Kellogg is best known for its cereal brands, but about half its revenue these days comes from its range of snacks (Pringles being the most prominent). The company has entrenched relationships with retailers, which helps protect its competitive position and its management has been investing in its brands, which I view as wise. I’m very interested in buying this stock, priced at around $60.
British American Tobacco
The second dividend stock on my radar is British American Tobacco (LSE:BATS). The usual view on stocks like this one is that they have attractive economics but a diminishing market. So an investment comes down to whether or not there’s enough left in the market to justify the current price. I agree with half of this. I agree that the economics of smoking are attractive, but I don’t think that the market is diminishing. While it’s true that smoking is less prevalent, the number of people who smoke has increased steadily since 1990.

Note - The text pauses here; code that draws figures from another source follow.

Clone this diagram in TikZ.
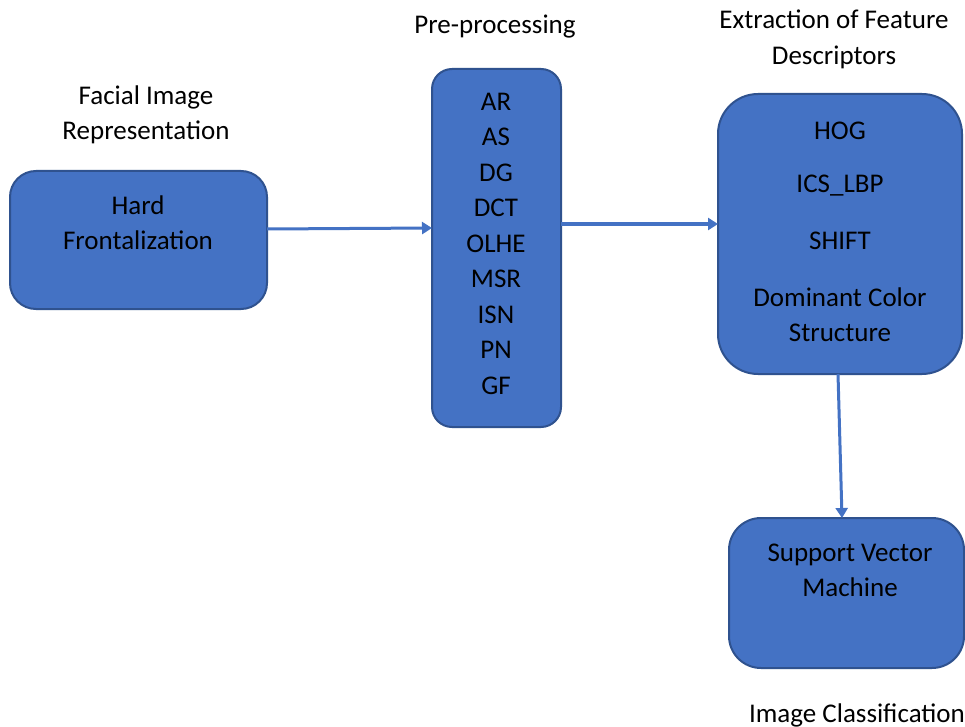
\documentclass[tikz,border=0pt]{standalone}
\usepackage{fontspec}
\setmainfont{Carlito}
\usetikzlibrary{arrows.meta}
\definecolor{boxfill}{HTML}{4472C4}
\definecolor{boxedge}{HTML}{2F528F}
\begin{document}
\begin{tikzpicture}[x=1pt,y=-1pt,
  blk/.style={draw=boxedge,line width=2pt,fill=boxfill,inner sep=0pt,outer sep=0pt},
  lbl/.style={font=\fontsize{27}{35.5}\selectfont,align=center,inner sep=0pt,text=black},
  conn/.style={draw=boxfill,line width=3pt,-{Triangle[length=10pt,width=12pt]}}]
\useasboundingbox[fill=white] (0,0) rectangle (965,727);
% boxes
\node[blk,rounded corners=26pt,minimum width=257pt,minimum height=138pt] (hf) at (138.5,240) {};
\node[blk,rounded corners=20pt,minimum width=129pt,minimum height=358pt] (pp) at (496.5,248) {};
\node[blk,rounded corners=40pt,minimum width=244pt,minimum height=280pt] (fd) at (840,234) {};
\node[blk,rounded corners=32pt,minimum width=235pt,minimum height=150pt] (svm) at (846.5,593) {};
% titles
\node[lbl] (t1) at (146,115) {Facial Image\\Representation};
\node[lbl] (t2) at (495,27) {Pre-processing};
\node[lbl] (t3) at (834,39.5) {Extraction of Feature\\Descriptors};
\node[lbl] (t4) at (857,715) {Image Classification};
% box texts
\node[lbl] (hftxt) at (138,222.5) {Hard\\Frontalization};
\node[lbl] (pptxt) at (496,243.5) {AR\\AS\\DG\\DCT\\OLHE\\MSR\\ISN\\PN\\GF};
\node[lbl] (fd1) at (840,131) {HOG};
\node[lbl] (fd2) at (840,186) {ICS\_LBP};
\node[lbl] (fd3) at (840,241) {SHIFT};
\node[lbl] (fd4) at (840,314.5) {Dominant Color\\Structure};
\node[lbl] (svmtxt) at (850,570.5) {Support Vector\\Machine};
% connectors
\draw[conn] ([yshift=11pt]hf.east) -- ([yshift=20pt]pp.west);
\draw[conn] ([yshift=24pt]pp.east) -- ([yshift=10pt]fd.west);
\draw[conn] ([xshift=-2pt]fd.south) -- ([xshift=-4.5pt]svm.north);
\end{tikzpicture}
\end{document}
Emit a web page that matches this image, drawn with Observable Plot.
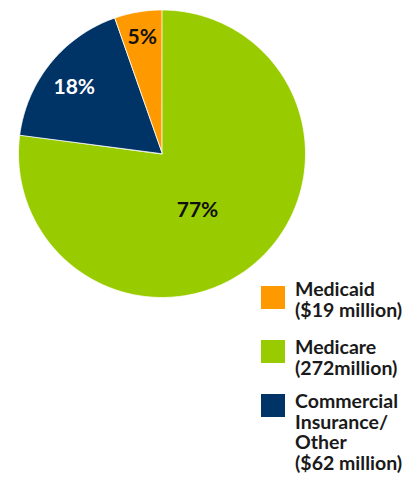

The drawback to British American Tobacco is that it generates the majority of its revenue outside the geographic regions where the number of smokers is increasing the fastest. But I think the global growth of smoking goes some way toward explaining the company’s steady revenue growth over the last decade. The company currently pays a dividend with a 6.5% yield and I think it might well continue to do so.
Polaris
The last stock on my dividend stock list for March is Polaris (NYSE:PII). The company designs and manufacturers off-road vehicles. With a 2.1% yield, this isn’t the most obvious stock to include here. But I think the company’s investment proposition might be attractive to me as an investor seeking passive income going forward.
At the moment, Polaris is battling a collection of headwinds. Supply chain disruption, cost inflation, and a slowing global economic environment are all pushing against the company’s sales. But I think that this is reflected in the stock price and these headwinds won’t last forever.
The risk for this investment comes from uncertainty around how long these headwinds will persist. I think, however, that the market is currently overreacting to a difficult macroeconomic situation for Polaris, so this might be a good time to pick up shares in a strong company that is a reliable source of passive income.